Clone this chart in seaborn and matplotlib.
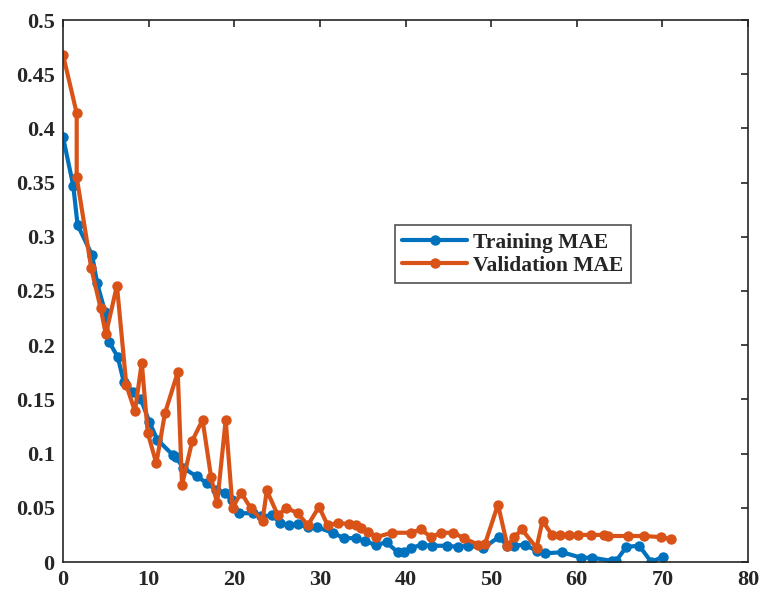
import matplotlib
matplotlib.use("Agg")
import matplotlib.pyplot as plt
import seaborn as sns
import pandas as pd

train_x = [0, 1.2, 1.7, 3.4, 4.0, 4.9, 5.4, 6.4, 7.1, 8.2, 9.1, 10.1, 11.0, 12.8, 13.2,
           14.0, 15.6, 16.8, 17.9, 18.9, 19.7, 20.6, 22.2, 23.1, 24.4, 25.4, 26.4, 27.4,
           28.6, 29.7, 31.5, 32.8, 34.2, 35.3, 36.5, 37.8, 39.1, 39.8, 40.7, 41.9, 43.1,
           44.8, 46.1, 47.3, 49.1, 50.9, 51.9, 52.7, 53.9, 55.4, 56.3, 58.3, 60.5, 61.8,
           64.1, 64.6, 65.8, 67.3, 68.7, 70.1]
train_y = [0.392, 0.347, 0.311, 0.283, 0.257, 0.231, 0.203, 0.189, 0.166, 0.157, 0.150,
           0.129, 0.113, 0.099, 0.097, 0.087, 0.079, 0.073, 0.066, 0.064, 0.057, 0.045,
           0.045, 0.042, 0.043, 0.036, 0.034, 0.035, 0.032, 0.032, 0.027, 0.022, 0.022,
           0.019, 0.016, 0.018, 0.009, 0.009, 0.013, 0.016, 0.015, 0.015, 0.014, 0.015,
           0.013, 0.023, 0.015, 0.015, 0.016, 0.010, 0.008, 0.009, 0.004, 0.004, 0.001,
           0.001, 0.014, 0.015, 0.000, 0.005]

val_x = [0, 1.6, 1.6, 3.3, 4.4, 5.0, 6.3, 7.4, 8.4, 9.2, 9.9, 10.9, 11.9, 13.4, 13.9,
         15.1, 16.3, 17.3, 18.0, 19.0, 19.8, 20.8, 21.9, 23.3, 23.8, 25.1, 26.1, 27.4,
         28.6, 29.9, 30.9, 32.1, 33.4, 34.2, 34.8, 35.6, 36.6, 38.4, 40.6, 41.8, 43.0,
         44.2, 45.6, 46.8, 48.5, 49.3, 50.8, 51.9, 52.7, 53.6, 55.3, 56.0, 57.1, 58.1,
         59.1, 60.2, 61.7, 63.2, 63.6, 66.0, 67.8, 69.8, 71.0]
val_y = [0.468, 0.414, 0.355, 0.271, 0.234, 0.210, 0.255, 0.163, 0.139, 0.184, 0.119,
         0.091, 0.137, 0.175, 0.071, 0.112, 0.131, 0.078, 0.054, 0.131, 0.050, 0.064,
         0.050, 0.038, 0.066, 0.043, 0.050, 0.045, 0.034, 0.051, 0.034, 0.036, 0.035,
         0.034, 0.031, 0.028, 0.023, 0.027, 0.027, 0.030, 0.023, 0.027, 0.027, 0.022,
         0.016, 0.017, 0.053, 0.015, 0.023, 0.030, 0.013, 0.038, 0.025, 0.025, 0.025,
         0.025, 0.025, 0.025, 0.024, 0.024, 0.024, 0.023, 0.021]

series_names = ["Training MAE", "Validation MAE"]
colors = ["#0072BD", "#D95319"]

df = pd.concat([
    pd.DataFrame({"epoch": train_x, "mae": train_y, "series": series_names[0]}),
    pd.DataFrame({"epoch": val_x, "mae": val_y, "series": series_names[1]}),
], ignore_index=True)

sns.set_style("white")
plt.rcParams["font.family"] = ["Liberation Serif", "DejaVu Serif"]
plt.rcParams["font.weight"] = "bold"

fig = plt.figure(figsize=(7.65, 6.03), dpi=100)
ax = fig.add_axes([63 / 765, 41 / 603, 685 / 765, 542 / 603])

sns.lineplot(data=df, x="epoch", y="mae", hue="series", palette=colors,
             estimator=None, sort=False, marker="o", markersize=7.5,
             markeredgewidth=0, linewidth=3.0, ax=ax)

ax.set_xlim(0, 80)
ax.set_ylim(0, 0.5)
ax.set_xticks(range(0, 81, 10))
ax.set_yticks([0, 0.05, 0.1, 0.15, 0.2, 0.25, 0.3, 0.35, 0.4, 0.45, 0.5])
ax.set_yticklabels(["0", "0.05", "0.1", "0.15", "0.2", "0.25", "0.3", "0.35", "0.4", "0.45", "0.5"])
ax.set_xlabel("")
ax.set_ylabel("")
ax.tick_params(axis="both", which="both", direction="in", length=5, width=1.2,
               top=True, right=True, labelsize=16, pad=6, colors="#262626")
for lab in ax.get_xticklabels() + ax.get_yticklabels():
    lab.set_fontweight("bold")
for sp in ax.spines.values():
    sp.set_visible(True)
    sp.set_color("#262626")
    sp.set_linewidth(1.2)

leg = ax.legend(loc="center", bbox_to_anchor=(0.657, 0.568), frameon=True,
                fancybox=False, edgecolor="#262626", handlelength=3.0,
                borderpad=0.35, labelspacing=0.15, handletextpad=0.3,
                prop={"family": "Liberation Serif", "weight": "bold", "size": 15.5})
leg.get_frame().set_linewidth(1.2)

fig.savefig("out.png", dpi=100)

::::::::

SET PROBLEM.
Keep every word of the data as it is when you write it out, but drop the pictures.

FULL RESPONSE.
Clone this chart in seaborn and matplotlib.
import matplotlib
matplotlib.use("Agg")
import matplotlib.pyplot as plt
import seaborn as sns
import pandas as pd

train_x = [0, 1.2, 1.7, 3.4, 4.0, 4.9, 5.4, 6.4, 7.1, 8.2, 9.1, 10.1, 11.0, 12.8, 13.2,
           14.0, 15.6, 16.8, 17.9, 18.9, 19.7, 20.6, 22.2, 23.1, 24.4, 25.4, 26.4, 27.4,
           28.6, 29.7, 31.5, 32.8, 34.2, 35.3, 36.5, 37.8, 39.1, 39.8, 40.7, 41.9, 43.1,
           44.8, 46.1, 47.3, 49.1, 50.9, 51.9, 52.7, 53.9, 55.4, 56.3, 58.3, 60.5, 61.8,
           64.1, 64.6, 65.8, 67.3, 68.7, 70.1]
train_y = [0.392, 0.347, 0.311, 0.283, 0.257, 0.231, 0.203, 0.189, 0.166, 0.157, 0.150,
           0.129, 0.113, 0.099, 0.097, 0.087, 0.079, 0.073, 0.066, 0.064, 0.057, 0.045,
           0.045, 0.042, 0.043, 0.036, 0.034, 0.035, 0.032, 0.032, 0.027, 0.022, 0.022,
           0.019, 0.016, 0.018, 0.009, 0.009, 0.013, 0.016, 0.015, 0.015, 0.014, 0.015,
           0.013, 0.023, 0.015, 0.015, 0.016, 0.010, 0.008, 0.009, 0.004, 0.004, 0.001,
           0.001, 0.014, 0.015, 0.000, 0.005]

val_x = [0, 1.6, 1.6, 3.3, 4.4, 5.0, 6.3, 7.4, 8.4, 9.2, 9.9, 10.9, 11.9, 13.4, 13.9,
         15.1, 16.3, 17.3, 18.0, 19.0, 19.8, 20.8, 21.9, 23.3, 23.8, 25.1, 26.1, 27.4,
         28.6, 29.9, 30.9, 32.1, 33.4, 34.2, 34.8, 35.6, 36.6, 38.4, 40.6, 41.8, 43.0,
         44.2, 45.6, 46.8, 48.5, 49.3, 50.8, 51.9, 52.7, 53.6, 55.3, 56.0, 57.1, 58.1,
         59.1, 60.2, 61.7, 63.2, 63.6, 66.0, 67.8, 69.8, 71.0]
val_y = [0.468, 0.414, 0.355, 0.271, 0.234, 0.210, 0.255, 0.163, 0.139, 0.184, 0.119,
         0.091, 0.137, 0.175, 0.071, 0.112, 0.131, 0.078, 0.054, 0.131, 0.050, 0.064,
         0.050, 0.038, 0.066, 0.043, 0.050, 0.045, 0.034, 0.051, 0.034, 0.036, 0.035,
         0.034, 0.031, 0.028, 0.023, 0.027, 0.027, 0.030, 0.023, 0.027, 0.027, 0.022,
         0.016, 0.017, 0.053, 0.015, 0.023, 0.030, 0.013, 0.038, 0.025, 0.025, 0.025,
         0.025, 0.025, 0.025, 0.024, 0.024, 0.024, 0.023, 0.021]

series_names = ["Training MAE", "Validation MAE"]
colors = ["#0072BD", "#D95319"]

df = pd.concat([
    pd.DataFrame({"epoch": train_x, "mae": train_y, "series": series_names[0]}),
    pd.DataFrame({"epoch": val_x, "mae": val_y, "series": series_names[1]}),
], ignore_index=True)

sns.set_style("white")
plt.rcParams["font.family"] = ["Liberation Serif", "DejaVu Serif"]
plt.rcParams["font.weight"] = "bold"

fig = plt.figure(figsize=(7.65, 6.03), dpi=100)
ax = fig.add_axes([63 / 765, 41 / 603, 685 / 765, 542 / 603])

sns.lineplot(data=df, x="epoch", y="mae", hue="series", palette=colors,
             estimator=None, sort=False, marker="o", markersize=7.5,
             markeredgewidth=0, linewidth=3.0, ax=ax)

ax.set_xlim(0, 80)
ax.set_ylim(0, 0.5)
ax.set_xticks(range(0, 81, 10))
ax.set_yticks([0, 0.05, 0.1, 0.15, 0.2, 0.25, 0.3, 0.35, 0.4, 0.45, 0.5])
ax.set_yticklabels(["0", "0.05", "0.1", "0.15", "0.2", "0.25", "0.3", "0.35", "0.4", "0.45", "0.5"])
ax.set_xlabel("")
ax.set_ylabel("")
ax.tick_params(axis="both", which="both", direction="in", length=5, width=1.2,
               top=True, right=True, labelsize=16, pad=6, colors="#262626")
for lab in ax.get_xticklabels() + ax.get_yticklabels():
    lab.set_fontweight("bold")
for sp in ax.spines.values():
    sp.set_visible(True)
    sp.set_color("#262626")
    sp.set_linewidth(1.2)

leg = ax.legend(loc="center", bbox_to_anchor=(0.657, 0.568), frameon=True,
                fancybox=False, edgecolor="#262626", handlelength=3.0,
                borderpad=0.35, labelspacing=0.15, handletextpad=0.3,
                prop={"family": "Liberation Serif", "weight": "bold", "size": 15.5})
leg.get_frame().set_linewidth(1.2)

fig.savefig("out.png", dpi=100)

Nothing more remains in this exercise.